«L’eau c’est fait pour boire» : chronique de la sécheresse 2022


Le cas de Gérardmer dans les Vosges : un aperçu du futur


Nous traversons une période de sécheresse inédite de mémoire d’Homme. La totalité de la France est en état d’alerte. Les précipitations en Bretagne ont baissé de 95% par rapport à un été normal. Les épisodes caniculaires s’enchaînent alors que les réserves en eau étaient déjà à un niveau critique avant l’été. Comme dans un film dystopique, nous allons manquer d’eau potable en France. Cas d’école à Gérardmer, dans les Vosges.

Gérardmer est une petite ville du Nord-Est de la France, comptant 8300 habitants. En hiver elle fait office de station de ski. En été son lac attire de nombreux touristes. La sécheresse est telle qu’à Gérardmer, l’eau potable est déjà en pénurie. Les autorités sont contraintes de pomper dans le lac, qui n’est plus seulement un lieu de loisirs, mais désormais la seule source qui alimente les robinets. Le niveau du lac est lui-même anormalement bas depuis des semaines. L’eau courante n’est donc officiellement plus potable : la mairie appelle à «ne pas la consommer directement. Préférez l’eau en bouteille. Et au pire faire bouillir l’eau 5 minutes au moins.»

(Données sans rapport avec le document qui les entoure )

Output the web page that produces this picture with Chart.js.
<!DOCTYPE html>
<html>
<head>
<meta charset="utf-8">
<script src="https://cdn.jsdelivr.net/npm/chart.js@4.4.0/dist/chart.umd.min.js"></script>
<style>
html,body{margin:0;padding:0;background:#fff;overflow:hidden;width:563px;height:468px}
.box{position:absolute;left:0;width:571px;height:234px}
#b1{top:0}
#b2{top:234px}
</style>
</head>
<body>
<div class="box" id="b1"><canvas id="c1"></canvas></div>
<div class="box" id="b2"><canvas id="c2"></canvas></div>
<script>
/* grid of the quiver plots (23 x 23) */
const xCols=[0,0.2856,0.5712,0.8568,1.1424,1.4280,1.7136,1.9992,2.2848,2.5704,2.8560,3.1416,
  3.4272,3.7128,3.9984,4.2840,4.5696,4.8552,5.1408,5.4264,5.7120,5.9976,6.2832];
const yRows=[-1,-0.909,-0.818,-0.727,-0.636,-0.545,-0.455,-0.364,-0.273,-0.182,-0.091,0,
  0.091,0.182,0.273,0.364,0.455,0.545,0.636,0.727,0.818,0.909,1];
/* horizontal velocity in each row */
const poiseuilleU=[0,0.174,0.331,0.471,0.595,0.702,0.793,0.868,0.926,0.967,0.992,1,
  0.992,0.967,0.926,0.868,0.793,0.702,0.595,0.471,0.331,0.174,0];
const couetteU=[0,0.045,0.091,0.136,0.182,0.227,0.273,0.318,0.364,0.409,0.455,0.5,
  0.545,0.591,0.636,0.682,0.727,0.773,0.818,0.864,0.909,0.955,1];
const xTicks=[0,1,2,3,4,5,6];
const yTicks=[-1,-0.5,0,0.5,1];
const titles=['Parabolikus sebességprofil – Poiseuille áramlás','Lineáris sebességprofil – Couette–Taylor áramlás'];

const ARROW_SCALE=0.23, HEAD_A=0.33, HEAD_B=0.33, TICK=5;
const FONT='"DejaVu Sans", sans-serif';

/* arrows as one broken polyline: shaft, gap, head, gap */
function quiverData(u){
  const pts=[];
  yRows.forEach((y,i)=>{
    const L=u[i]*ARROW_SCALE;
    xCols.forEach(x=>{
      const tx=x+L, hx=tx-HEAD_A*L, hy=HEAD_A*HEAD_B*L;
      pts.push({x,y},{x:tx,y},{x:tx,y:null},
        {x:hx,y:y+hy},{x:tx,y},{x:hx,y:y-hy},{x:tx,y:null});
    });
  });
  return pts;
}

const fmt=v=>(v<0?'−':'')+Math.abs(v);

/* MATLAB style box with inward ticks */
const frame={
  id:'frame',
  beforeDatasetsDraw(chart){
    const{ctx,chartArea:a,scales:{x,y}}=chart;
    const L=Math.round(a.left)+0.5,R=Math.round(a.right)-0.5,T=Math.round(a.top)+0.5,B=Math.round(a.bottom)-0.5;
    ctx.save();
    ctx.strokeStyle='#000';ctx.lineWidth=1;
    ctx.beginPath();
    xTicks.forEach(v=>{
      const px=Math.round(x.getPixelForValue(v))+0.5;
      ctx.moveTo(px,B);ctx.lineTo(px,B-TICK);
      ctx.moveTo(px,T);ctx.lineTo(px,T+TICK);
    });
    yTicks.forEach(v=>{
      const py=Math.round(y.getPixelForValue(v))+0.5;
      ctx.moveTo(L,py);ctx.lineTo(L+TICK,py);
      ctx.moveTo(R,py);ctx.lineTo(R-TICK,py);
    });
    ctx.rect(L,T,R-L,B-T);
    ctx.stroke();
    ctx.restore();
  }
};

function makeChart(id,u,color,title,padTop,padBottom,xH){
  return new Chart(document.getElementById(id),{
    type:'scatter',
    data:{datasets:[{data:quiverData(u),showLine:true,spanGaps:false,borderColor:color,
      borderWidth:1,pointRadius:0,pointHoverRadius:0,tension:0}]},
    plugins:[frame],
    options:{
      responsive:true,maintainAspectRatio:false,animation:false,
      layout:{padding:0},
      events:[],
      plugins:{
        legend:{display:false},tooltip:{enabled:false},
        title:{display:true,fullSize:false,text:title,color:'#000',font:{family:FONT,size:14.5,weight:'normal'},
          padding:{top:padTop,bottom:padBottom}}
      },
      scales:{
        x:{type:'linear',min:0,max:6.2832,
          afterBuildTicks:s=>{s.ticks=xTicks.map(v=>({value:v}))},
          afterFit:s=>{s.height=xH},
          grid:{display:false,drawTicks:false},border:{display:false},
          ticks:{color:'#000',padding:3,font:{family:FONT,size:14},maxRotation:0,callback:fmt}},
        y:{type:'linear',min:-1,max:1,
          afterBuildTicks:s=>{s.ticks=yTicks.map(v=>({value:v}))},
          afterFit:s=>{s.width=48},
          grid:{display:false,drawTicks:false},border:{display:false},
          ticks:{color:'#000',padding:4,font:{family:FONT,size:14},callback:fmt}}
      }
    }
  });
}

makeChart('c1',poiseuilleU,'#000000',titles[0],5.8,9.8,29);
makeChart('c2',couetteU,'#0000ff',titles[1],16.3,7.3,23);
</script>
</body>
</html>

Plus préoccupant, le lac a été utilisé comme décharge de munitions après les deux guerres mondiales. Après les deux confits, des tonnes de munitions ont été jetées dans l’eau. Plusieurs dizaines de tonnes de munitions et d’armes y ont été jetées en 1918, 1940 et 1944. Notamment des obus et des grenades, dont certaines au phosphore, des armes ou encore des bombes. Ces munitions rouillent dans l’eau et menacent de relâcher les composants dangereux qu’elles contiennent. Une première opération de «nettoyage» partiel a été effectuée en 2014. Mais elle n’est pas complète.

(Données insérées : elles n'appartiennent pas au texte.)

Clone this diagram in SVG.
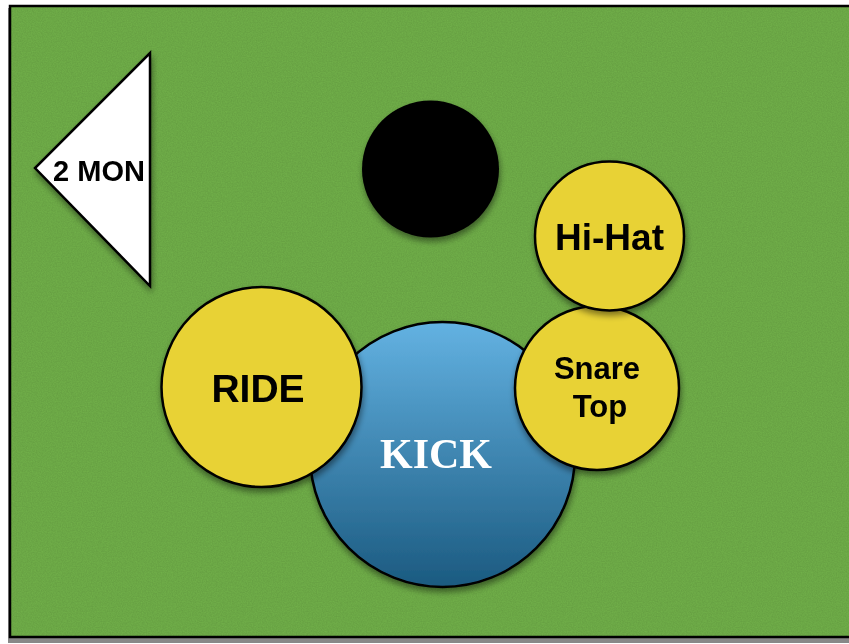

Ces derniers jours, plusieurs propriétés de Gérardmer ont été «visitées» par des anonymes qui ont percé les spas et les jacuzzis. Les auteurs ont signé leurs actes en laissant un message : «L’eau, c’est fait pour boire». De nombreux spas et piscines ont été construits ces dernières années dans la commune, la plupart destinés aux touristes qui louent des chalets ou pour les hôtels. Les habitants s’en inquiétaient déjà bien avant la sécheresse de cette année.

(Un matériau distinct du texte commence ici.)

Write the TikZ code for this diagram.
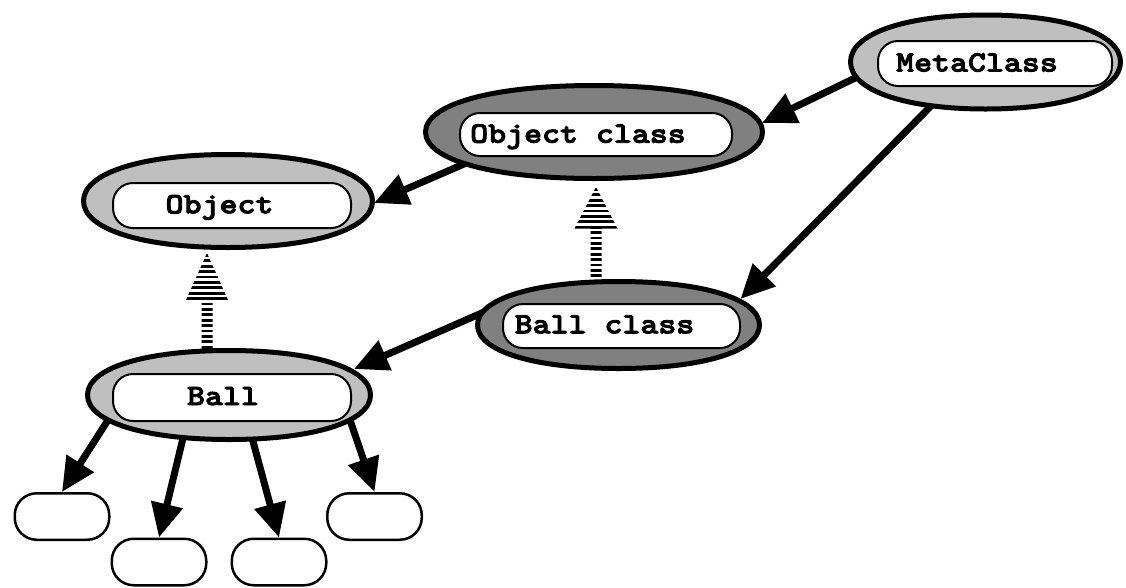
\documentclass[tikz,border=0pt]{standalone}
\usepackage{fontspec}
\newfontfamily\codefont{lmmonolt10-bold.otf}[FakeStretch=1.16,FakeBold=3]
\usetikzlibrary{arrows.meta,calc}

\definecolor{ovallight}{gray}{0.75}
\definecolor{ovaldark}{gray}{0.5}

\tikzset{
  oframe/.style={rectangle, inner sep=0pt, outer sep=0pt, draw=none},
  ovalline/.style={line width=5pt, draw=black, line join=round},
  lightoval/.style={ovalline, fill=ovallight},
  darkoval/.style={ovalline, fill=ovaldark},
  namebox/.style={rectangle, draw=black, line width=2pt, fill=white,
    rounded corners=20pt, inner sep=0pt},
  leafbox/.style={namebox, line width=2.5pt, rounded corners=22pt,
    minimum width=94.5pt, minimum height=46.5pt},
  classname/.style={font=\codefont\fontsize{29.5pt}{36pt}\selectfont,
    inner sep=0pt, anchor=base},
  link/.style={line width=7pt, -{Triangle[length=34pt,width=31pt]}},
}

% full oval through the four side midpoints of a frame node
\newcommand\drawoval[2]{%
  \draw[#2] (#1.east)
    .. controls ($(#1.east)!0.6!(#1.north east)$) and ($(#1.north)!0.6!(#1.north east)$) .. (#1.north)
    .. controls ($(#1.north)!0.6!(#1.north west)$) and ($(#1.west)!0.6!(#1.north west)$) .. (#1.west)
    .. controls ($(#1.west)!0.6!(#1.south west)$) and ($(#1.south)!0.6!(#1.south west)$) .. (#1.south)
    .. controls ($(#1.south)!0.6!(#1.south east)$) and ($(#1.east)!0.6!(#1.south east)$) .. (#1.east)
    -- cycle;}

% striped upward arrow: #1 tail, #2 tip, #3 head length
\newcommand\hatchedarrow[3]{%
  \begin{scope}
    \clip let \p1=(#2), \p2=(#1) in
      (\x1,\y1) -- (\x1+21.5pt,\y1-#3) -- (\x1+5.5pt,\y1-#3) -- (\x1+5.5pt,\y2)
      -- (\x1-5.5pt,\y2) -- (\x1-5.5pt,\y1-#3) -- (\x1-21.5pt,\y1-#3) -- cycle;
    \foreach \k in {0,...,24} {
      \fill let \p1=(#2) in
        (\x1-30pt,\y1-1.0pt-\k*5.4pt) rectangle (\x1+30pt,\y1-3.8pt-\k*5.4pt);
    }
  \end{scope}}

\begin{document}
\begin{tikzpicture}[x=1pt,y=-1pt]
\useasboundingbox (0,0) rectangle (1126,587);

% frames of the class ovals
\node[oframe, minimum width=270pt, minimum height=94pt] (meta) at (985.5,62) {};
\node[oframe, minimum width=337pt, minimum height=93pt] (objclass) at (594,132) {};
\node[oframe, minimum width=289pt, minimum height=93pt] (object) at (228,201) {};
\node[oframe, minimum width=282pt, minimum height=87pt] (ballclass) at (618.5,325) {};
\node[oframe, minimum width=283pt, minimum height=89pt] (ball) at (229,395) {};

% instances
\node[leafbox] (leaf1) at (62,516.5) {};
\node[leafbox] (leaf2) at (159,562) {};
\node[leafbox] (leaf3) at (279,562) {};
\node[leafbox] (leaf4) at (374.5,516.5) {};

% instance-of links
\draw[link] ($(meta.center)+(-125,13.4)$) -- ($(objclass.center)+(168,-9)$);
\draw[link] ($(meta.center)+(-49.9,39.3)$) -- ($(ballclass.center)+(122,-26)$);
\draw[link] ($(objclass.center)+(-124.7,29.7)$) -- ($(object.center)+(146,2)$);
\draw[link] ($(ballclass.center)+(-129,-15.4)$) -- ($(ball.center)+(125,-26)$);
\draw[link] ($(ball.center)+(-117.8,20)$) -- (leaf1.north);
\draw[link] ($(ball.center)+(-45,39)$) -- (leaf2.north);
\draw[link] ($(ball.center)+(22,39)$) -- (leaf3.north);
\draw[link] ($(ball.center)+(118.4,17.4)$) -- (leaf4.north);

% inheritance links
\hatchedarrow{$(ballclass.center)+(-22.5,-35)$}{$(objclass.center)+(2,55)$}{41.5pt}
\hatchedarrow{$(ball.center)+(-22,-35)$}{$(object.center)+(-21,52)$}{48pt}

% class ovals
\drawoval{meta}{lightoval}
\drawoval{objclass}{darkoval}
\drawoval{object}{lightoval}
\drawoval{ballclass}{darkoval}
\drawoval{ball}{lightoval}

% name plates
\node[namebox, minimum width=234pt, minimum height=45pt] (metabox) at (995,63.5) {};
\node[namebox, minimum width=272pt, minimum height=43pt] (objclassbox) at (596,134.5) {};
\node[namebox, minimum width=238pt, minimum height=45pt] (objectbox) at (232,205.5) {};
\node[namebox, minimum width=237pt, minimum height=44pt] (ballclassbox) at (621.5,326) {};
\node[namebox, minimum width=238pt, minimum height=47pt] (ballbox) at (232,397.5) {};

\node[classname] (metaname) at (977,71.5) {MetaClass};
\node[classname] (objclassname) at (578,142.7) {Object class};
\node[classname] (objectname) at (219.5,213.3) {Object};
\node[classname] (ballclassname) at (604.5,333.3) {Ball class};
\node[classname] (ballname) at (223,405) {Ball};
\end{tikzpicture}
\end{document}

Bonus : l’industrie touristique utilise au maximum les infrastructures de sports d’hiver. Lorsqu’il n’y a pas de neige Gérardmer accueille donc des compétitions de biathlon avec des skis montés sur roulettes par exemple. Le saut à ski sur roulettes est en revanche plus compliqué : pour pouvoir utiliser le tremplin de la ville il faut utiliser de vrais skis, qui glissent sur un tapis d’eau s’écoulant depuis le sommet.

Lors de la compétition d’été de saut à ski (le SAMSE Summer Tour) le 19 août prochain, l’eau du lac ne servira donc même pas aux habitants, mais à mouiller le tremplin et la piste. Un usage visiblement nécessaire pour la mairie de Gérardmer, qui multiplie pourtant les restrictions et donne de l’eau croupie à boire à ses administrés.

Ce cas particulier donne un aperçu du monde qui vient. Sécheresse et pénuries d’eau potable auxquelles nous ne sommes pas préparés. Pollution de nos ressources qui ne nous permettent pas de faire face au chaos climatique. Tensions croissantes autour de l’eau et sabotages pour préserver un bien commun vital. Tout est déjà là. Le capitalisme nous précipite vers le désastre.


AJOUT AU 06/08 : La compétition de saut à ski du 19 août est finalement annulée suite à la sécheresse. On attend encore la vidange définitive des jacuzzis des complexes hôteliers, qui consomment bien plus d’eau puisque celle-ci est changée régulièrement.